Please transcribe the data below exactly. Leave the pictures out.

= = = =

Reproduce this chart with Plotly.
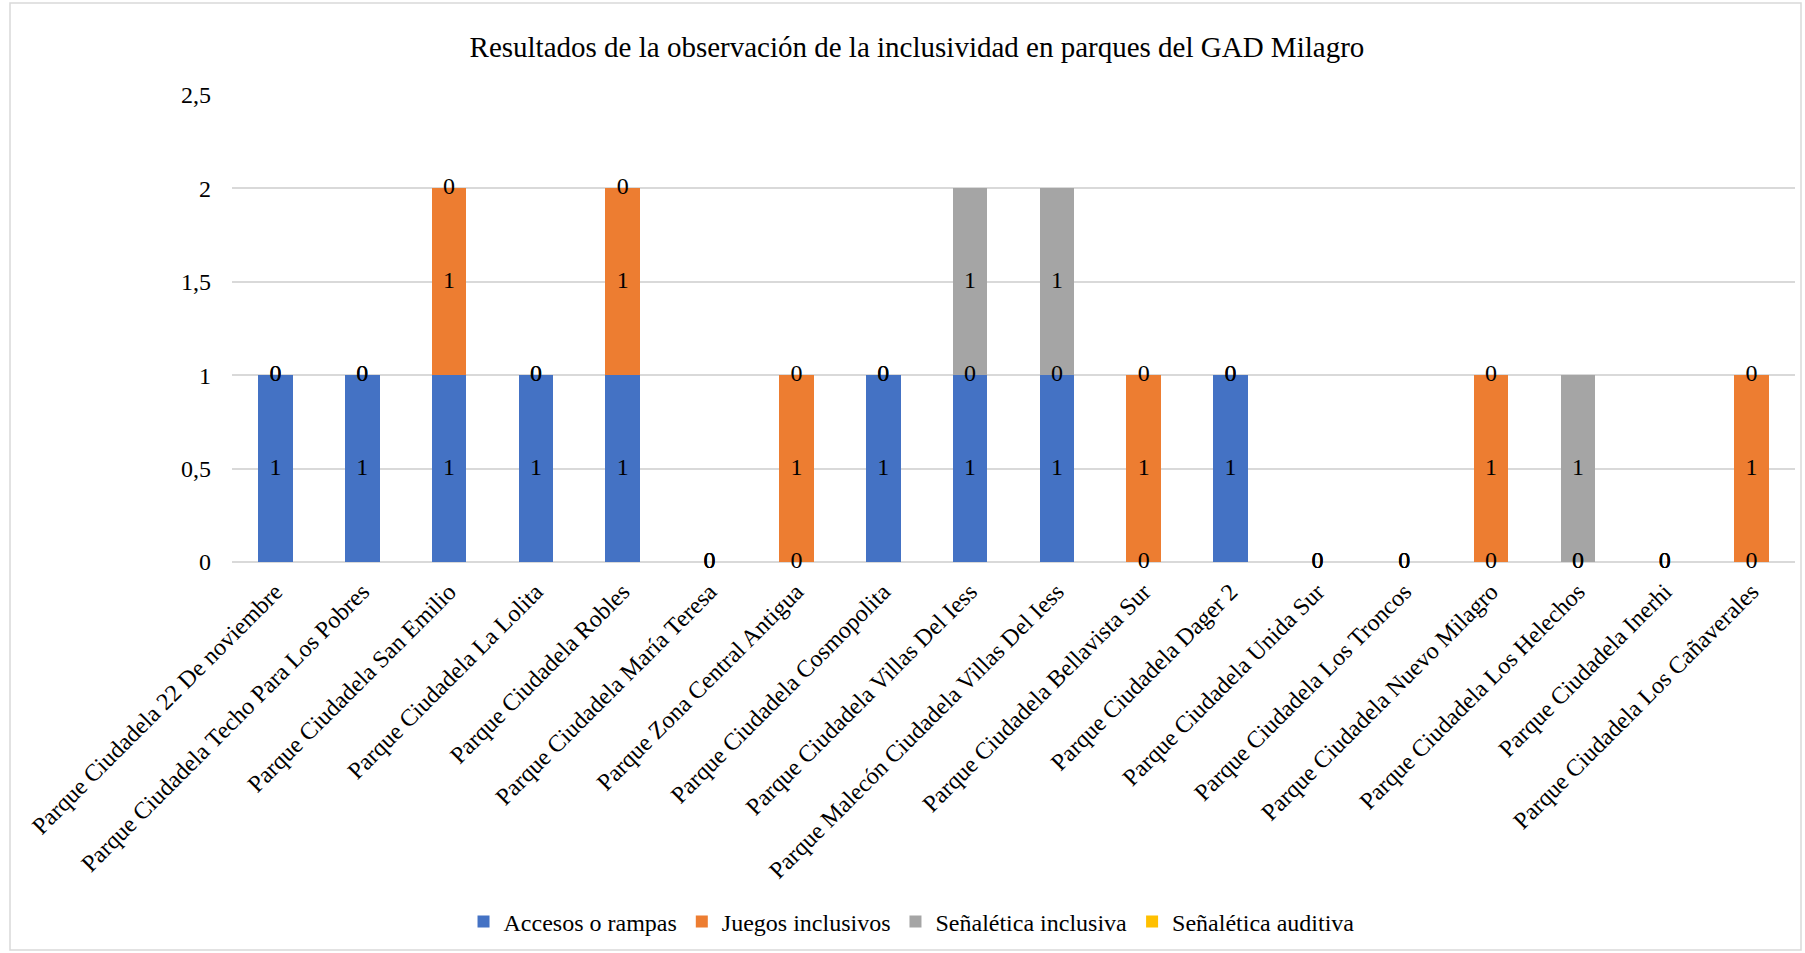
import plotly.graph_objects as go

categories = [
    "Parque Ciudadela 22 De noviembre",
    "Parque Ciudadela Techo Para Los Pobres",
    "Parque Ciudadela San Emilio",
    "Parque Ciudadela La Lolita",
    "Parque Ciudadela Robles",
    "Parque Ciudadela María Teresa",
    "Parque Zona Central Antigua",
    "Parque Ciudadela Cosmopolita",
    "Parque Ciudadela Villas Del Iess",
    "Parque Malecón Ciudadela Villas Del Iess",
    "Parque Ciudadela Bellavista Sur",
    "Parque Ciudadela Dager 2",
    "Parque Ciudadela Unida Sur",
    "Parque Ciudadela Los Troncos",
    "Parque Ciudadela Nuevo Milagro",
    "Parque Ciudadela Los Helechos",
    "Parque Ciudadela Inerhi",
    "Parque Ciudadela Los Cañaverales",
]

accesos = [1, 1, 1, 1, 1, 0, 0, 1, 1, 1, 0, 1, 0, 0, 0, 0, 0, 0]
juegos = [0, 0, 1, 0, 1, 0, 1, 0, 0, 0, 1, 0, 0, 0, 1, 0, 0, 1]
senal_inclusiva = [0, 0, 0, 0, 0, 0, 0, 0, 1, 1, 0, 0, 0, 0, 0, 1, 0, 0]
senal_auditiva = [None] * 18

series = [
    ("Accesos o rampas", accesos, "#4472C4"),
    ("Juegos inclusivos", juegos, "#ED7D31"),
    ("Señalética inclusiva", senal_inclusiva, "#A5A5A5"),
    ("Señalética auditiva", senal_auditiva, "#FFC000"),
]

FONT = "Liberation Serif"
W, H = 1805, 953
L, R, T, B = 232, 10, 95, 391
FS = 24

fig = go.Figure()
for name, vals, col in series:
    fig.add_trace(go.Bar(
        x=categories, y=vals,
        name=name, marker=dict(color=col, line=dict(width=0)),
    ))

# data labels
cum = [0.0] * len(categories)
for name, vals, col in series:
    xs, ys, ts = [], [], []
    for i, v in enumerate(vals):
        if v is None:
            continue
        xs.append(categories[i])
        ys.append(cum[i] + v / 2)
        ts.append(str(v))
        cum[i] += v
    fig.add_trace(go.Scatter(
        x=xs, y=ys, text=ts, mode="text", showlegend=False, hoverinfo="skip",
        textfont=dict(family=FONT, size=FS, color="#000000"),
        textposition="middle center", cliponaxis=False,
    ))

pw = W - L - R
ph = H - T - B
fig.add_shape(type="rect", xref="paper", yref="paper",
              x0=(10 - L) / pw, x1=(W - 4 - L) / pw,
              y0=-(H - 3 - T - ph) / ph, y1=1 + (T - 3) / ph,
              line=dict(color="#D9D9D9", width=1.5), layer="below")

fig.update_layout(
    width=W, height=H,
    barmode="stack", bargap=0.6,
    separators=",.",
    margin=dict(l=L, r=R, t=T, b=B, autoexpand=False),
    paper_bgcolor="white", plot_bgcolor="white",
    font=dict(family=FONT, size=FS, color="#000000"),
    title=dict(text="Resultados de la observación de la inclusividad en parques del GAD Milagro",
               x=0.508, xref="container", xanchor="center",
               y=1 - 47 / H, yref="container", yanchor="middle",
               font=dict(family=FONT, size=29, color="#000000")),
    legend=dict(orientation="h", xref="container", x=0.505, xanchor="center",
                yref="container", y=1 - 922 / H, yanchor="middle",
                font=dict(family=FONT, size=FS), itemwidth=30, traceorder="normal"),
    xaxis=dict(tickangle=-45, showgrid=False, showline=False, ticks="", automargin=False,
               range=[-0.5, len(categories) - 0.5],
               tickfont=dict(family=FONT, size=FS), ticklabelstandoff=10),
    yaxis=dict(range=[0, 2.5], dtick=0.5, showgrid=True, gridcolor="#D9D9D9", gridwidth=1.5,
               zeroline=True, zerolinecolor="#D9D9D9", zerolinewidth=1.5, automargin=False,
               showline=False, ticks="", tickfont=dict(family=FONT, size=FS),
               ticklabelstandoff=20),
)

fig.write_html("out.html", config={"displayModeBar": False},
               post_script="document.body.style.margin='0';document.body.style.overflow='hidden';")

= = = =

→ TASK ANSWER
Reproduce this chart with Plotly.
import plotly.graph_objects as go

categories = [
    "Parque Ciudadela 22 De noviembre",
    "Parque Ciudadela Techo Para Los Pobres",
    "Parque Ciudadela San Emilio",
    "Parque Ciudadela La Lolita",
    "Parque Ciudadela Robles",
    "Parque Ciudadela María Teresa",
    "Parque Zona Central Antigua",
    "Parque Ciudadela Cosmopolita",
    "Parque Ciudadela Villas Del Iess",
    "Parque Malecón Ciudadela Villas Del Iess",
    "Parque Ciudadela Bellavista Sur",
    "Parque Ciudadela Dager 2",
    "Parque Ciudadela Unida Sur",
    "Parque Ciudadela Los Troncos",
    "Parque Ciudadela Nuevo Milagro",
    "Parque Ciudadela Los Helechos",
    "Parque Ciudadela Inerhi",
    "Parque Ciudadela Los Cañaverales",
]

accesos = [1, 1, 1, 1, 1, 0, 0, 1, 1, 1, 0, 1, 0, 0, 0, 0, 0, 0]
juegos = [0, 0, 1, 0, 1, 0, 1, 0, 0, 0, 1, 0, 0, 0, 1, 0, 0, 1]
senal_inclusiva = [0, 0, 0, 0, 0, 0, 0, 0, 1, 1, 0, 0, 0, 0, 0, 1, 0, 0]
senal_auditiva = [None] * 18

series = [
    ("Accesos o rampas", accesos, "#4472C4"),
    ("Juegos inclusivos", juegos, "#ED7D31"),
    ("Señalética inclusiva", senal_inclusiva, "#A5A5A5"),
    ("Señalética auditiva", senal_auditiva, "#FFC000"),
]

FONT = "Liberation Serif"
W, H = 1805, 953
L, R, T, B = 232, 10, 95, 391
FS = 24

fig = go.Figure()
for name, vals, col in series:
    fig.add_trace(go.Bar(
        x=categories, y=vals,
        name=name, marker=dict(color=col, line=dict(width=0)),
    ))

# data labels
cum = [0.0] * len(categories)
for name, vals, col in series:
    xs, ys, ts = [], [], []
    for i, v in enumerate(vals):
        if v is None:
            continue
        xs.append(categories[i])
        ys.append(cum[i] + v / 2)
        ts.append(str(v))
        cum[i] += v
    fig.add_trace(go.Scatter(
        x=xs, y=ys, text=ts, mode="text", showlegend=False, hoverinfo="skip",
        textfont=dict(family=FONT, size=FS, color="#000000"),
        textposition="middle center", cliponaxis=False,
    ))

pw = W - L - R
ph = H - T - B
fig.add_shape(type="rect", xref="paper", yref="paper",
              x0=(10 - L) / pw, x1=(W - 4 - L) / pw,
              y0=-(H - 3 - T - ph) / ph, y1=1 + (T - 3) / ph,
              line=dict(color="#D9D9D9", width=1.5), layer="below")

fig.update_layout(
    width=W, height=H,
    barmode="stack", bargap=0.6,
    separators=",.",
    margin=dict(l=L, r=R, t=T, b=B, autoexpand=False),
    paper_bgcolor="white", plot_bgcolor="white",
    font=dict(family=FONT, size=FS, color="#000000"),
    title=dict(text="Resultados de la observación de la inclusividad en parques del GAD Milagro",
               x=0.508, xref="container", xanchor="center",
               y=1 - 47 / H, yref="container", yanchor="middle",
               font=dict(family=FONT, size=29, color="#000000")),
    legend=dict(orientation="h", xref="container", x=0.505, xanchor="center",
                yref="container", y=1 - 922 / H, yanchor="middle",
                font=dict(family=FONT, size=FS), itemwidth=30, traceorder="normal"),
    xaxis=dict(tickangle=-45, showgrid=False, showline=False, ticks="", automargin=False,
               range=[-0.5, len(categories) - 0.5],
               tickfont=dict(family=FONT, size=FS), ticklabelstandoff=10),
    yaxis=dict(range=[0, 2.5], dtick=0.5, showgrid=True, gridcolor="#D9D9D9", gridwidth=1.5,
               zeroline=True, zerolinecolor="#D9D9D9", zerolinewidth=1.5, automargin=False,
               showline=False, ticks="", tickfont=dict(family=FONT, size=FS),
               ticklabelstandoff=20),
)

fig.write_html("out.html", config={"displayModeBar": False},
               post_script="document.body.style.margin='0';document.body.style.overflow='hidden';")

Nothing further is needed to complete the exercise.